Однако похвальная “любовь к изящному” поэта-помещика самым тяжким образом отзывалась на тех, кто создавал красивую оправу для его бездарной галиматьи. История не сохранила имен наборщиков, верстальщиков, печатников, красковаров – история сохранила лишь имя феодала, владевшего ими, как рабами. Струйский, подобно всем графоманам, строчил стихи в жару и стужу, писал днем и ночью, держа типографию в адском напряжении, ибо все написанное моментально должно было быть напечатано. А потому в страдную пору крестьяне были вынуждены бросать в полях неубранными плоды трудов своих и становиться к типографскому станку.
Эта страшная, ненормальная жизнь закончилась лишь со смертью Екатерины II, дарившей рузаевскому поэту алмазные перстни. Струйский, узнав о кончине своей покровительницы, лишился дара речи, впал в горячку и в возрасте сорока семи лет отошел в загробный мир. Гаврила Державин, всегда критически относившийся к Струйскому, проводил его на тот свет колючей эпиграммой, в которой очень ловко обыграл стиль самого Струйского:
Средь мшистого сего и влажного столь грота
Пожалуй мне скажи – могила это чья?
Поэт тут погребен: по имени – струя.
А по стихам – болото.
После кончины вдовы Струйского прекрасный тенистый парк извели под корень, а дворец Рузаевки мужики разнесли по кирпичу. Разгром Рузаевки полностью завершился, когда она стала узловой станцией Казанской железной дороги. Типография была разорена, а ее великолепные шрифты забрала губернская типография Симбирска; здесь они продолжали служить людям, но уже с гораздо большей пользой.
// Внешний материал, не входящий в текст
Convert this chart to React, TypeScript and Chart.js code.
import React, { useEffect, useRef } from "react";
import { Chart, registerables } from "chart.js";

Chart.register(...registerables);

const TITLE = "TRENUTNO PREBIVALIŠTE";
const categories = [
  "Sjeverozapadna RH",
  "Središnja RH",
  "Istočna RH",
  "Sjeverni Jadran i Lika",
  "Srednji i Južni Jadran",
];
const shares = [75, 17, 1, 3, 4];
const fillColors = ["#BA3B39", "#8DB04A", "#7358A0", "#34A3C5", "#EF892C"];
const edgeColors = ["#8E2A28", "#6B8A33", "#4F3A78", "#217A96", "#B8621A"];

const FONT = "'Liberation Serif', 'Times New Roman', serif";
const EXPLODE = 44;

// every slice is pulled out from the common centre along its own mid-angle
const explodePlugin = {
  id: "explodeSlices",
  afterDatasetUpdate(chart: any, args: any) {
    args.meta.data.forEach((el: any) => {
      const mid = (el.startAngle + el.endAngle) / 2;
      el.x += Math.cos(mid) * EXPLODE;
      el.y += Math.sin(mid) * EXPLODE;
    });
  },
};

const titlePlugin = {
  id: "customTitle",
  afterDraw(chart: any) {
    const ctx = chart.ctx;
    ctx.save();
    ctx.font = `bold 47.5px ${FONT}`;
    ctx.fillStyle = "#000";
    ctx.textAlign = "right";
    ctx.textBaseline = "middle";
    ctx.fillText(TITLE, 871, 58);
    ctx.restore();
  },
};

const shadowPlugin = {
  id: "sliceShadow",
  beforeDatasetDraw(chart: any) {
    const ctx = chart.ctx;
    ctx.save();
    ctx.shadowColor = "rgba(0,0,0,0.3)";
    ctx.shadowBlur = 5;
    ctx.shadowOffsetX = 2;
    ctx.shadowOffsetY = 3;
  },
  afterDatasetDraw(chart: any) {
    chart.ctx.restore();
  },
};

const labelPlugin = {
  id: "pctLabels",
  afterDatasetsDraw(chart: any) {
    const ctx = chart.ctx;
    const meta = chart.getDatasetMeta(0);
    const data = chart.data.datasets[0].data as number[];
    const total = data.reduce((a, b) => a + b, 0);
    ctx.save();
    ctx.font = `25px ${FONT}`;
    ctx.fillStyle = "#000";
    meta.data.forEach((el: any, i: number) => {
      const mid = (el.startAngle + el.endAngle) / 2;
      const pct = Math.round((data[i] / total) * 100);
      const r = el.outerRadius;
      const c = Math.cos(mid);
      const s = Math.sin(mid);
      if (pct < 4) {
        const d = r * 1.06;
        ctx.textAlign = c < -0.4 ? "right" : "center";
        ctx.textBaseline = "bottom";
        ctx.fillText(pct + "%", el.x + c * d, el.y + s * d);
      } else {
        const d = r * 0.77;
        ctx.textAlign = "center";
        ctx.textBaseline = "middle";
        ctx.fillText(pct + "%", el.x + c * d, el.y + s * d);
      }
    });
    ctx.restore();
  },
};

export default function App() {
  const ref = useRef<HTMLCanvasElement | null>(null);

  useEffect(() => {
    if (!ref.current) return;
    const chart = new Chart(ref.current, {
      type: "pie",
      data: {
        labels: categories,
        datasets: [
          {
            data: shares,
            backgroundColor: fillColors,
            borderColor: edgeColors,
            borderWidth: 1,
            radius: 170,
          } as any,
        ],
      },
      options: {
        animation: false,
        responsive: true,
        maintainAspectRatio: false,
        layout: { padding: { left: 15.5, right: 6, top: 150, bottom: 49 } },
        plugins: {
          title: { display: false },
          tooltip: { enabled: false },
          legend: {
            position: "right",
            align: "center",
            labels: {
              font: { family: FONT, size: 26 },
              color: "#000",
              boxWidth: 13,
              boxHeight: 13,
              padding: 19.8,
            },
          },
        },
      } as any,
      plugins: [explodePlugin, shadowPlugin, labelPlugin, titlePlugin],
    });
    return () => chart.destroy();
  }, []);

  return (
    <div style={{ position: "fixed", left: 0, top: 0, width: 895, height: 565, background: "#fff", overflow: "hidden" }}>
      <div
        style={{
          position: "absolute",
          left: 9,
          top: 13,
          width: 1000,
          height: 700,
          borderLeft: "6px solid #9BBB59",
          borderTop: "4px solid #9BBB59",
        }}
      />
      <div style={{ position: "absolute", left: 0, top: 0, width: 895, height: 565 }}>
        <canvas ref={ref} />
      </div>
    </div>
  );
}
Струйский печатал себя лишь в нескольких экземплярах, и поэтому издания его стихов уже в XVIII веке были библиографической редкостью. Сказать, сколько они стоят сейчас, дело немыслимое, ибо их попросту нельзя купить ни за какие деньги, а считанные экземпляры рузаевских изданий находятся лишь в собраниях центральных книгохранилищ СССР.
Художественные ценности из дома Струйских еще до революции были вывезены, проданы и перепроданы, а ныне часть их собрана в главных музеях нашей страны. Последний из рода Струйских умер в 1911 году девяноста двух лет от роду в страшной бедности, похожей уже на нищенство, и подле него не было ни одного близкого человека, который бы подал ему стакан воды...
Таков естественный конец!
...Ничтожный и жестокий графоман Струйский был прав в одном: “Книга создана, чтобы сначала поразить взор, а уж затем очаровать разум”. Разума он не очаровал, но поразить взор оказался способен.